Sappiamo che la CO2 interviene direttamente nel bilancio radiativo ed è legata all’aumento della quantità di calore disponibile sulla superficie unitaria da una funzione logaritmica. Questo al netto di tutti gli eventuali feedback, dei quali giustamente gli autori non parlano affatto e dei quali anche ai nostri giorni si può dire più o meno tutto ed il contrario di tutto. Perciò possiamo provare a fare due conti. La base di partenza può essere la concentrazione della CO2 stimata per la fine della PEG intorno al 1850, ovvero 280 ppm3; il 2% di questa si aggira attorno a 5-6 ppmv.

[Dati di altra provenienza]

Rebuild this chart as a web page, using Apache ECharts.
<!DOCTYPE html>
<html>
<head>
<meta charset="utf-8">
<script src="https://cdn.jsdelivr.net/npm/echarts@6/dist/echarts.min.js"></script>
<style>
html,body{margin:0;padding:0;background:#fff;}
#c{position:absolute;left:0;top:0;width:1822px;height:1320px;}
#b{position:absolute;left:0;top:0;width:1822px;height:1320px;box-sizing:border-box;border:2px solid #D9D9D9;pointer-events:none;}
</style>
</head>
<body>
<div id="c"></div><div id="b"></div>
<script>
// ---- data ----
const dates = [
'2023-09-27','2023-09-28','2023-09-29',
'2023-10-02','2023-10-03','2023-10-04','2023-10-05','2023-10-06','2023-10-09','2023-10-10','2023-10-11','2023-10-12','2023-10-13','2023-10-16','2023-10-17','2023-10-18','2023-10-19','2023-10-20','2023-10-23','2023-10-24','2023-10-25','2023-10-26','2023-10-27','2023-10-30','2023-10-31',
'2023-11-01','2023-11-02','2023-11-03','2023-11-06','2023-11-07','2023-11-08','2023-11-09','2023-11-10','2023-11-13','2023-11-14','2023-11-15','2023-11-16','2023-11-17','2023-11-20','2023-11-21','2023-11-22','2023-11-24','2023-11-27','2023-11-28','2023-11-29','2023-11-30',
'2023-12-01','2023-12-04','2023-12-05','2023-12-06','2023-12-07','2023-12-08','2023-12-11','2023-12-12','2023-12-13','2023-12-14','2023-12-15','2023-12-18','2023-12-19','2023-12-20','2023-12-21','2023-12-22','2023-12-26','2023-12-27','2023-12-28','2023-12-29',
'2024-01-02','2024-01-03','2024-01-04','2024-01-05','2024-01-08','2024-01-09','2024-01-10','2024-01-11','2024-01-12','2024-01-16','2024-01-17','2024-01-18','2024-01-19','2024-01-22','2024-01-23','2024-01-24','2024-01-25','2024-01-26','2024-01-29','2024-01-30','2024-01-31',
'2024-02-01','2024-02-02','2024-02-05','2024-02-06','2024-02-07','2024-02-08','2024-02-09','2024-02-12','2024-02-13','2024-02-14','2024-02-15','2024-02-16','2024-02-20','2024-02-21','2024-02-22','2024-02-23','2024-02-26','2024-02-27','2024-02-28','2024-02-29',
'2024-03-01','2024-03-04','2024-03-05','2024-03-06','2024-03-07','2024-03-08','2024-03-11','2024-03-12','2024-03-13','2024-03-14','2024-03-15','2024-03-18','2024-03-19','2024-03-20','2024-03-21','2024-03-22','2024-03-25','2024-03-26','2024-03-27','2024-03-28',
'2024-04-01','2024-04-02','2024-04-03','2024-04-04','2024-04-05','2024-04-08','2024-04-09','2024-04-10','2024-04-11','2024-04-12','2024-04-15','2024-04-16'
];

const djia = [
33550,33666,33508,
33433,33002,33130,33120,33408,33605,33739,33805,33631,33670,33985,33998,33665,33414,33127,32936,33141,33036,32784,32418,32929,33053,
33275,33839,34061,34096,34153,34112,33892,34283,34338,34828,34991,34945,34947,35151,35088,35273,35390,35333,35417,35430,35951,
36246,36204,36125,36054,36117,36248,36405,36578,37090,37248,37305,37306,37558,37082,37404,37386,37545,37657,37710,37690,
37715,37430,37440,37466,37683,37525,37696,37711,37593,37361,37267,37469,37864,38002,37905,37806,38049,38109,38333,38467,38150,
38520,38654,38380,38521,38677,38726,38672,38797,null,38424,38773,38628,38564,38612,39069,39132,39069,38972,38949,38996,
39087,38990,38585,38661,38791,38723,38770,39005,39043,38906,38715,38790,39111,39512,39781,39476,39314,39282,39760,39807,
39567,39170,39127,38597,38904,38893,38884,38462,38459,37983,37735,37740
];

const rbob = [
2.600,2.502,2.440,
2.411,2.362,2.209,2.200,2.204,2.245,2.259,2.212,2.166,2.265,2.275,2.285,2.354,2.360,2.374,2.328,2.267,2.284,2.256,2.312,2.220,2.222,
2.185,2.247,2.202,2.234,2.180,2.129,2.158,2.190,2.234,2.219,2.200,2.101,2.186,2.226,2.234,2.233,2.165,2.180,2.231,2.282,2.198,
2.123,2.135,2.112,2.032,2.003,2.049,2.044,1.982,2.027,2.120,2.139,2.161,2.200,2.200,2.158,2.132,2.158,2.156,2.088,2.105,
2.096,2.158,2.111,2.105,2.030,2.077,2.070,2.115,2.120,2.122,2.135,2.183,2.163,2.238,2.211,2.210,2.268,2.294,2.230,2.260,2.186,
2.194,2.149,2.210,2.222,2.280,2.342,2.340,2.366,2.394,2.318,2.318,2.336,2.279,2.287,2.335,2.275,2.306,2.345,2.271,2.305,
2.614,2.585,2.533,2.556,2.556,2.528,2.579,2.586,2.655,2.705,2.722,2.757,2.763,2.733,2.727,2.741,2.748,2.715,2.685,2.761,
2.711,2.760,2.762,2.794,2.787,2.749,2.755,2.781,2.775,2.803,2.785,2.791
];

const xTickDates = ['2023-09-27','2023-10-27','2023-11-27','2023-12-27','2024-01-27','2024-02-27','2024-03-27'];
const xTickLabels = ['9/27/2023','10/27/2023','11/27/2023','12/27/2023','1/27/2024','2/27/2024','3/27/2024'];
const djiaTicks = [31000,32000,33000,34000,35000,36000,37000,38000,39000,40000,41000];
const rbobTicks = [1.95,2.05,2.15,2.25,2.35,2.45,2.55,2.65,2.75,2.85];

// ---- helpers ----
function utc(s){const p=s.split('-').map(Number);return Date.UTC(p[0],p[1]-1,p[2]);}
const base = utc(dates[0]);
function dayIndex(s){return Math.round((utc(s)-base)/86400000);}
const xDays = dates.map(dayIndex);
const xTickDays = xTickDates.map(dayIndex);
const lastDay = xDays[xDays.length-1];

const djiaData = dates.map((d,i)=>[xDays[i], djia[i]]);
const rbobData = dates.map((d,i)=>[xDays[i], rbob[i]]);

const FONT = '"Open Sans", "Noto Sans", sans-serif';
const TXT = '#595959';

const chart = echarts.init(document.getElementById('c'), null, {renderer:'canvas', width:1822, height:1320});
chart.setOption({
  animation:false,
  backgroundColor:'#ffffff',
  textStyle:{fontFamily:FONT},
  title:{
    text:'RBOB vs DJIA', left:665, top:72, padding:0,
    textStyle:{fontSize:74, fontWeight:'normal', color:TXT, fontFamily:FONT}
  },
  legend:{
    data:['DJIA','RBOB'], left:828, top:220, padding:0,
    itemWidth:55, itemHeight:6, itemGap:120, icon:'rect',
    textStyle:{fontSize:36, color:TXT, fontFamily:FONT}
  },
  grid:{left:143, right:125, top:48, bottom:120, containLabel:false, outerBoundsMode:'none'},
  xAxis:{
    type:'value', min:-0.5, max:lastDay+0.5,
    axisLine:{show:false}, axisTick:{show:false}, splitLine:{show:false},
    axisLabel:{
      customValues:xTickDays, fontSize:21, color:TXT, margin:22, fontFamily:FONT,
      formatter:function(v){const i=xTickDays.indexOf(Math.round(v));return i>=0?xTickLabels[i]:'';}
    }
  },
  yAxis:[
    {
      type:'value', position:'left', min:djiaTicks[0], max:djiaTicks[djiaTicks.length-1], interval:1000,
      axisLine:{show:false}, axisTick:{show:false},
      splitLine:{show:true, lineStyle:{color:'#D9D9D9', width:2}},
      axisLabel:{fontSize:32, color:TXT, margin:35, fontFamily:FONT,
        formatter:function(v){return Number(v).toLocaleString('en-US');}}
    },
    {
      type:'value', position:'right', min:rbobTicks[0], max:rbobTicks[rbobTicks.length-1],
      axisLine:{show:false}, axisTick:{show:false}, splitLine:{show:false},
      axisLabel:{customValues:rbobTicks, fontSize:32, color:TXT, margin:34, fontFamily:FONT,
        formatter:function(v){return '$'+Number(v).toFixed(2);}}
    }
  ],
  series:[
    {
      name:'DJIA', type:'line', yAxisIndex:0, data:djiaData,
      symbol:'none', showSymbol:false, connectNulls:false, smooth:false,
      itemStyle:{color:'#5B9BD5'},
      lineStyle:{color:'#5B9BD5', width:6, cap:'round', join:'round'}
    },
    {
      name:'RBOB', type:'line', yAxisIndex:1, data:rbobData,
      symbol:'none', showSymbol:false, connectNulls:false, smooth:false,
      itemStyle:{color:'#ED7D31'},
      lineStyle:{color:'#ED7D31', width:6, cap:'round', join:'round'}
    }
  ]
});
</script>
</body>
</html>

Tale valore avrebbe indotto un forcing stimabile nell’ordine dei centesimi di °C. Per chiarire il concetto, se ciò avvenisse ai giorni nostri, la CO2 scenderebbe da 390 a 382ppmv. Più o meno la concentrazione dei primi anni di questo secolo. L’effetto sulla temperatura? Praticamente un soffio di brezza.
Altro problema. Con la quasi totale estinzione delle popolazioni precolombiane sono scomparsi molti milioni di individui, questo è putroppo assodato. Ma sembra quanto meno esagerato ritenere che all’epoca questi potessero aver adattato alla coltivazione, una porzione di territorio pari a poco meno di un terzo dell’america meridionale4. Ammettendo che questo sia effettivamente accaduto, dovremmo sottrarre dal calcolo tutta la Foresta Amazzonica che occupava ed occupa ancora circa 5,5mln di Km2 e l’area delle Ande, lunga 8000km e larga 500.  Sorge il dubbio che la vegetazione sia piuttosto aumentata nel periodo perchè con il raffreddamento potrebbero essere aumentate le precipitazioni e non che la rinascita delle foreste abbia contribuito a far scendere le temperature.

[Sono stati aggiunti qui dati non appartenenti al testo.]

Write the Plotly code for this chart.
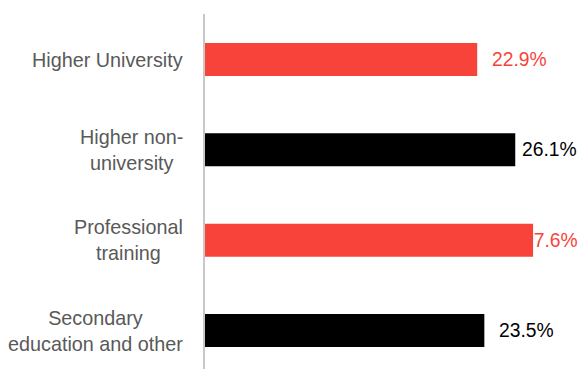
import plotly.graph_objects as go

categories = ["Higher University", "Higher non-university", "Professional training", "Secondary education and other"]
category_labels = ["Higher University", "Higher non-<br>university", "Professional<br>training", "Secondary<br>education and other"]
values = [22.9, 26.1, 27.6, 23.5]
value_labels = ["22.9%", "26.1%", "27.6%", "23.5%"]

RED = "#F8433B"
BLACK = "#000000"
GREY_TEXT = "#595959"
bar_colors = [RED, BLACK, RED, BLACK]
label_colors = [RED, BLACK, RED, BLACK]
label_xshift = [13, 5, -12, 13]

FONT = "Liberation Sans, Arial, sans-serif"

fig = go.Figure()
fig.add_trace(go.Bar(
    x=values, y=categories, orientation="h",
    marker=dict(color=bar_colors, line=dict(width=0)),
    width=0.365, hoverinfo="skip",
))

annotations = []
for cat, lab in zip(categories, category_labels):
    annotations.append(dict(
        x=0, xref="paper", y=cat, yref="y", text=lab, showarrow=False,
        xanchor="right", yanchor="middle", align="center", xshift=-20,
        font=dict(family=FONT, size=19.8, color=GREY_TEXT),
    ))
for cat, v, t, c, s in zip(categories, values, value_labels, label_colors, label_xshift):
    annotations.append(dict(
        x=v, xref="x", y=cat, yref="y", text=t, showarrow=False,
        xanchor="left", yanchor="middle", xshift=s,
        font=dict(family=FONT, size=19.3, color=c),
    ))

fig.update_layout(
    width=583, height=369,
    margin=dict(l=205, r=0, t=14, b=0),
    paper_bgcolor="white", plot_bgcolor="white",
    showlegend=False,
    font=dict(family=FONT),
    annotations=annotations,
    xaxis=dict(visible=False, range=[0, 31.8], showgrid=False, zeroline=False),
    yaxis=dict(
        type="category", categoryorder="array", categoryarray=categories,
        range=[3.426, -0.504], showticklabels=False, showgrid=False, zeroline=False,
        showline=True, linecolor="#C8C8C8", linewidth=2, ticks="",
    ),
)

fig.write_html(
    "out.html",
    config={"displayModeBar": False, "staticPlot": True},
    post_script="document.body.style.margin='0px';document.body.style.overflow='hidden';",
)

Che in effetti sono scese, come sottolineano gli stessi autori nell’affermare che insieme alla forzante solare ed agli eventi stocastici di origine vulcanica, forse ha giocato un ruolo di primaria importanza anche la diminuzione della concentrazione di anidride carbonica in atmosfera. Questa è la buona notizia o se vogliamo il passo avanti. Infatti nonostante numerosi studi basati sui dati di prossimità quali sedimenti marini e lacustri o stratificazioni geologiche lo avessero già  individuato a scala globale, il periodo della PEG è stato eliso dalle ricostruzioni “ufficiali” della temperatura dell’ultimo millennio in quanto ritenuto regionale, ovvero relativo al solo continente europeo. A quanto pare invece CO2, cicli solari particolarmente deboli o eruzioni vulcaniche che ne siano stati la causa, la PEG ha interessato tutto il globo e, all’epoca, direi che l’effetto antropico per come molti lo immaginano sicuramente non c’era.